Copy down every line where the string "this" shows up.

Extracted data
>> BEGIN

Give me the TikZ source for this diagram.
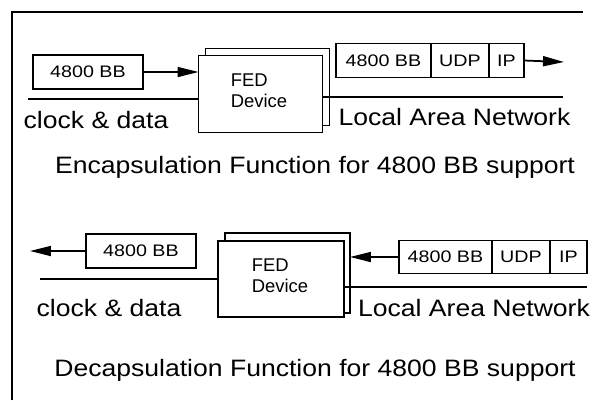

>> END
>> BEGIN

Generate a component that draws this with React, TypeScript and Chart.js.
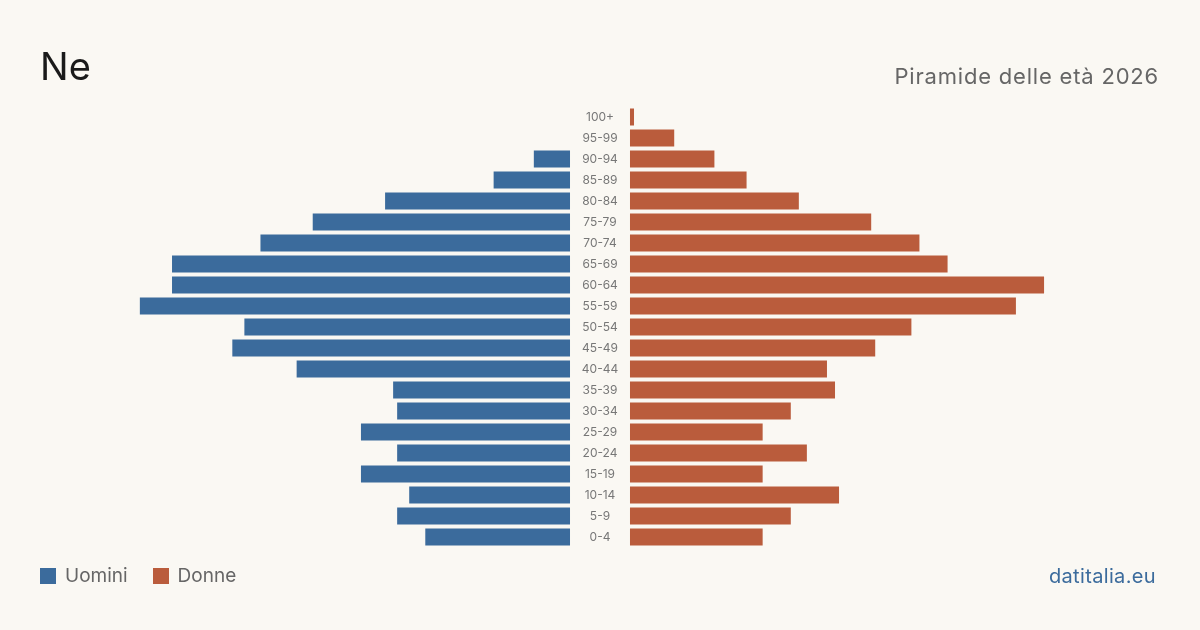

>> END
>> BEGIN

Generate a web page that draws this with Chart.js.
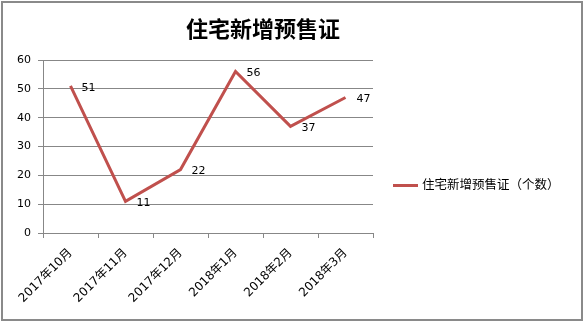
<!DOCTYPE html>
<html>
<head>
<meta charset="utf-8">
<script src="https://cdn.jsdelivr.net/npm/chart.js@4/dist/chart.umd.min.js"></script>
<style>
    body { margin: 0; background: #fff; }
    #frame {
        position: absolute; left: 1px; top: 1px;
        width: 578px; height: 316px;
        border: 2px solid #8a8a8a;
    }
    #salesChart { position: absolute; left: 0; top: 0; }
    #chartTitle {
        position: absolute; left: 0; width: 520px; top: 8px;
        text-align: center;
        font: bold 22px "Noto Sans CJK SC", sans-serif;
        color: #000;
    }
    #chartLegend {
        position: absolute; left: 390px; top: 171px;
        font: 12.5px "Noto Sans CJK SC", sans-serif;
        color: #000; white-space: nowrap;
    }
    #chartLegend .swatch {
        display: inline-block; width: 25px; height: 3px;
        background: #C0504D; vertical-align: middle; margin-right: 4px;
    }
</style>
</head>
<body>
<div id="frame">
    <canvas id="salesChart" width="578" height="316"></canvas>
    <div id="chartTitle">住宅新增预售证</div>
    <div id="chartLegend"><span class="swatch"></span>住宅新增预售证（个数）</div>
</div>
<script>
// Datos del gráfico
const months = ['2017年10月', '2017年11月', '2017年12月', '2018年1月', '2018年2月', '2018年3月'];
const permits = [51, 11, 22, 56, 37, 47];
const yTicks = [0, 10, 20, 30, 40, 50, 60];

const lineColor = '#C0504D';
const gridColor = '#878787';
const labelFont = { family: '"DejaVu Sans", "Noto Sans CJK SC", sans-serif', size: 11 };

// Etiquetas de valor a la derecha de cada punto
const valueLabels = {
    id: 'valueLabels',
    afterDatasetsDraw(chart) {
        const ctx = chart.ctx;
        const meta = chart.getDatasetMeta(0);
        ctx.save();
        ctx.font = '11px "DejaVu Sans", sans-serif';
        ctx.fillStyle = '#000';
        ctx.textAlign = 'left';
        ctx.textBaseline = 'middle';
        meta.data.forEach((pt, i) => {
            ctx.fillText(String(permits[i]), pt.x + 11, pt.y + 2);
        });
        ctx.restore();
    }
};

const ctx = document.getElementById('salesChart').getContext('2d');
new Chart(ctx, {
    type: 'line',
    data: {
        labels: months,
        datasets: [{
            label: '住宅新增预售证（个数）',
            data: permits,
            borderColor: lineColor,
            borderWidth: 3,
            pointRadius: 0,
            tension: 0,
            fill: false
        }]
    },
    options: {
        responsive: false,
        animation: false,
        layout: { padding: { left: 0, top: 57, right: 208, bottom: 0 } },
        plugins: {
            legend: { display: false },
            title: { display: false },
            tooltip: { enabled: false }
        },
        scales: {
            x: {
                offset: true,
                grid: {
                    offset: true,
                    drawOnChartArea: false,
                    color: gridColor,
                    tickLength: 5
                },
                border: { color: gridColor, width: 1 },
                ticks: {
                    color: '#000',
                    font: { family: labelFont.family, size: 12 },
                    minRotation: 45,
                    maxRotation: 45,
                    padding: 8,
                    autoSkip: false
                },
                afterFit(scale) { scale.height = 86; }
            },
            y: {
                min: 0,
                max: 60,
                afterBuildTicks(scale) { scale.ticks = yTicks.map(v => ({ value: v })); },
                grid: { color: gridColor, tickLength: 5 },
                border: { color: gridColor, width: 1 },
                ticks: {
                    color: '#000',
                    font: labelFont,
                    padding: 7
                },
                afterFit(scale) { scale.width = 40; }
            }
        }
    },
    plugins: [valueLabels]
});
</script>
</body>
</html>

>> END

Response to the exercise
Give me the TikZ source for this diagram.
Generate a component that draws this with React, TypeScript and Chart.js.
Generate a web page that draws this with Chart.js.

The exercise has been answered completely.